Desde la perspectiva de hacer de nuestra vida un instrumento de la voluntad de Dios, nace en nosotros un montón de consecuencias: Muere en nosotros el hombre viejo atado a unas metas egoístas que le llevan la soberbia, la ira, la envidia, la codicia y los placeres, y nace un hombre nuevo con una misión concreta, consciente de que Dios pone los medios para llevarla a cabo y pondrá el resultado que crea conveniente, contando siempre con nuestro esfuerzo y colaboración; ya no hay lugar para el desánimo que generan las dificultades para alcanzar nuestros objetivos. Ya no importa tanto el éxito o el fracaso como en hacer en cada momento lo que debemos hacer, y , en consecuencia tampoco hay lugar para la frustración. También la pereza queda en gran medida desplazada por cuanto ésta suele ser fruto del desánimo y la frustración que nos lleva a la inactividad, o bien a esa otra forma de pereza que consiste en hacer lo que nos apetece y no lo que debemos hacer. Ahora tenemos una misión que lejos de ser la de darle gusto al cuerpo, consiste en colaborar con el Señor a transformar el mundo.

Y esa misión nos trae la paz; porque ya no somos esos a los que se refiere el Señor en el salmo 94, “Pueblo de corazón extraviado que no reconoce mi camino; por eso…no entrarán en mi descanso”. Por el contrario, seguimos el consejo de Jesús, “ Tomad mi yugo sobre vosotros y aprended de mí que soy manso y humilde de corazón, y hallaréis descanso para vuestras almas” (Mt. 11,29). Lo que cuenta no es lo que somos y tenemos, una vida difícil y miserable para algunos; lo que cuenta es que nuestra vida contribuya a que se cumpla la voluntad de Dios que nos llevará al cielo por caminos a veces difíciles de aceptar.

La conversión profunda lleva aparejada la acción para la transformación del mundo. Los cristianos de verdad intentan cambiar el mundo por dos caminos: Por un lado, divulgando el mensaje de Jesús siguiendo su mandato, “id al mundo entero y proclamad el Evangelio a toda la creación” (Mc.16, 15 ), por lo que Pablo dice, “evangelizar no es gloria para mí, sino necesidad” (1Cor. 9,16), pues la Verdad no se ha dado para ser ocultada sino para ser divulgada ; y por otro lado, practicando la caridad, sabedores de que todo lo que tienen no es para su uso exclusivo, que el dueño de todo es el Señor; que Él no creó el mundo y sus riquezas para su disfrute por unos pocos, sino para el bien de todos y la misión del cristiano no consiste en acaparar sino en repartir.

Para finalizar por hoy, la adhesión incondicional a Jesús implica la pertenencia sin reservas a su Iglesia. No entiendo una fe profunda al margen de la Iglesia. Así lo creo por lo que sigue.

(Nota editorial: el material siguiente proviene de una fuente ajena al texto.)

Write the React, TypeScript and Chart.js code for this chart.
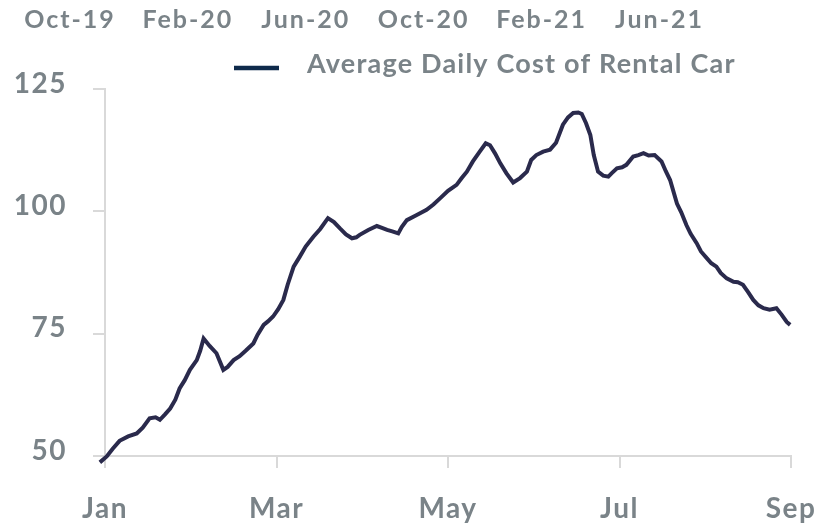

En primer lugar, la obra de Jesús exigía una continuidad en el tiempo de cara a las generaciones futuras. Por eso Jesús dijo, “Yo estaré con vosotros todos los días hasta el final de los tiempos” (Mt. 28,20 ).Para ello no solo funda la Iglesia, y la acompaña con su Espíritu Santo desde el día de Pentecostés, sino que también Él está físicamente presente en su Iglesia, en la Eucaristía, oculto bajo la formas de pan y vino. Esa presencia suya otorga a la Iglesia la santidad.

Además esa Iglesia tiene otra nota esencial que es la unidad, según el deseo de Jesús de que haya “un solo rebaño y un solo pastor”( Jn. 10, 16). Todos los miembros de la Iglesia formamos un solo cuerpo cuya cabeza es Cristo, pues “todos nosotros hemos sido bautizados en un solo Espíritu para constituir un solo cuerpo”(1 Cor. 12, 13), y “El es la cabeza del cuerpo de la Iglesia”,(Col. 1, 18). Por esto, “ya no hay distinción entre judíos y griegos, esclavos y libres, hombres y mujeres, porque todos somos uno en Cristo Jesús-“ (Ga. 3,28). Esa unidad de la Iglesia requiere de la autoridad del colegio apostólico que la dirige y da cohesión, y de esta manera se garantiza que el mensaje de Jesús no se vea alterado por aportaciones o interpretaciones de personas o grupos, sin contar con la autoridad eclesiástica.

Por otro lado, en el seno de la Iglesia, Jesús se hace realmente presente en la Eucaristía, sacramento que actualiza y reproduce la entrega de Jesús en la Cruz para nuestra salvación; por ello la Eucaristía es causa primera de la Iglesia y alimento permanente de la misma. Cristo está en su Iglesia y es ahí donde mejor puede uno encontrarlo y seguirlo. La falta de fe, que con frecuencia viene de la mano de la soberbia y del desconocimiento del mensaje de Jesús, entraña el alejamiento de la Iglesia y la tibieza de muchas personas ; se entra entonces en un proceso de pereza y de relativismo moral que lo juzga todo según el criterio personal y no según el Evangelio; es un círculo vicioso del que es difícil salir porque ese alejamiento de la Iglesia propicia menos luz y mas pereza para superarlo; tiende a hacerse crónico y más intenso. Nace el mundo de los creyentes no practicantes, como se llaman a sí mismos, cuando en realidad no practican por no ser en realidad creyentes.